O mercado financeiro iniciou o dia seguinte ao detalhamento das medidas testando o Banco Central. A cotação do dólar explodiu na expectativa de que a autoridade monetária interviesse vendendo moeda americana para reduzir a volatilidade. “Mercado ficou sem parâmetro. Até quem estava mais otimista, jogou a toalha”, avaliou a economista Zeina Latif. Segundo ela, apesar de ir na direção certa, “a qualidade das medidas fiscais anunciadas não é boa e os números não são críveis”.
“Até os mais otimistas se decepcionaram”, desabafou um executivo graduado do mercado financeiro. Segundo ele, “a Faria Lima tem um viés anti-PT”, numa referência à avenida na capital paulista que é o centro nervoso do mercado financeiro. “O que o governo fez foi dar de bandeja para eles (o mercado) o argumento: não te falei que não há compromisso fiscal desse governo?”, prossegue. Para o mesmo executivo, agora o esforço terá que ser muito maior para desfazer o desgaste.
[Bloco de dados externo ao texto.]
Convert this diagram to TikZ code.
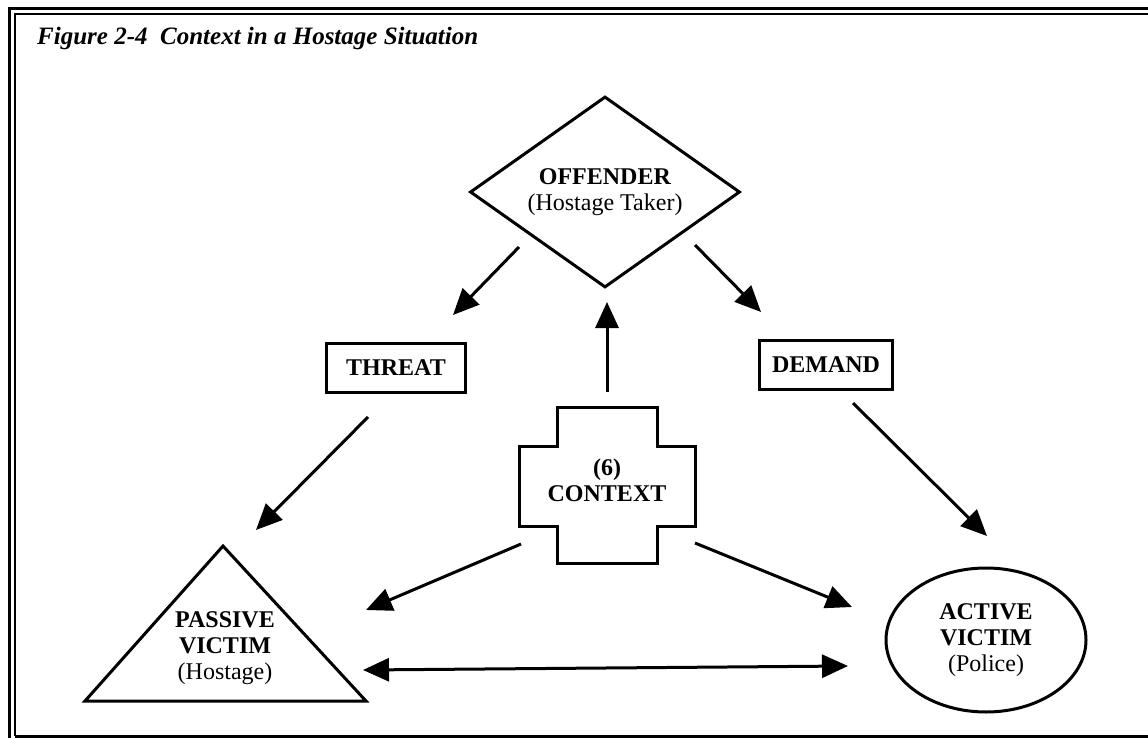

O BC não interveio. “O BC não mira qualquer nível de câmbio”, descartou o futuro presidente da autoridade monetária, Gabriel Galípolo, durante evento na Febraban, em São Paulo. Ele defendeu a importância do regime de câmbio flutuante para “absorver choques”.
Haddad aproveitou o clima receptivo entre os banqueiros presentes e o anfitrião – o presidente da Febraban é um ex-BC – para tentar “desfazer o mal-entendido”, conforme classificou um interlocutor do governo a reação do mercado. O ministro disse que faltou ao mercado “um pouco de cautela na análise”. E se comprometeu, inclusive, a repensar novas medidas. “Se tem desconforto, vamos voltar para a mesa de discussão. Mas as pessoas precisam analisar linha por linha”, afirmou, enfatizando que “não tem bala de prata” e que é possível “avançar com outras medidas nos próximos meses”.
Já na política, a estratégia seguiu o caminho desejado. A isenção do IR (Imposto de Renda) para quem ganha até R$ 5 mil cumpriu seu papel de bode na sala: concentrou o debate, criou uma cortina de fumaça e tirou o foco dos detalhes das demais medidas que, agora, ganharam aval do Congresso para serem aprovadas ainda neste ano, enquanto a reforma na renda ficará para o ano que vem. Vale lembrar que a equipe econômica anunciou que a votação desse texto ficaria para 2025, para ser implementada – se tudo desse certo – em 2026. E, também que, para financiá-la, foi incluído aumento na taxação de quem ganha mais de R$ 50 mil por mês, o que atinge em cheio os parlamentares.
“Essa é uma discussão para frente, que vai depender muito da capacidade do Brasil crescer e gerar riqueza, sem aumento de impostos”, disse Pacheco, o presidente do Senado, por volta do meio-dia desta sexta, em nota divulgada por sua assessoria de imprensa. Ele se referia à isenção do Imposto de Renda para parte da classe média (trabalhadores com renda mensal de até R$ 5 mil). “Não é pauta para agora”, afirmou, justificando que, “embora seja um desejo de todos”, só poderá acontecer “se tivermos condições fiscais para isso”. “Se não tivermos, não vai acontecer”, cravou.
Horas antes, o presidente da Câmara, Arthur Lira, também tinha se manifestado na mesma linha, por meio das redes sociais: “Qualquer outra iniciativa governamental que implique em renúncia de receitas será enfrentada apenas no ano que vem. Uma coisa de cada vez”.
Ambos, porém, se comprometeram em acelerar as medidas de controle de gastos incluídas no mesmo pacote. “Reafirmo o compromisso inabalável da Câmara dos Deputados com o arcabouço fiscal”, prosseguiu Lira. “Toda medida de corte de gastos que se faça necessária para o ajuste das contas públicas contará com todo esforço, celeridade e boa vontade da Casa, que está disposta a contribuir e aprimorar”, acrescentou.
“É importante que o Congresso apoie as medidas de controle, governança, conformidade e corte de gastos, ainda que não sejam muito simpáticas”, disse ainda Rodrigo Pacheco, seguindo uma linha bem próxima da do presidente da Câmara. Ele defendeu que o pacote deve ser visto como “o início de uma jornada de responsabilidade fiscal”.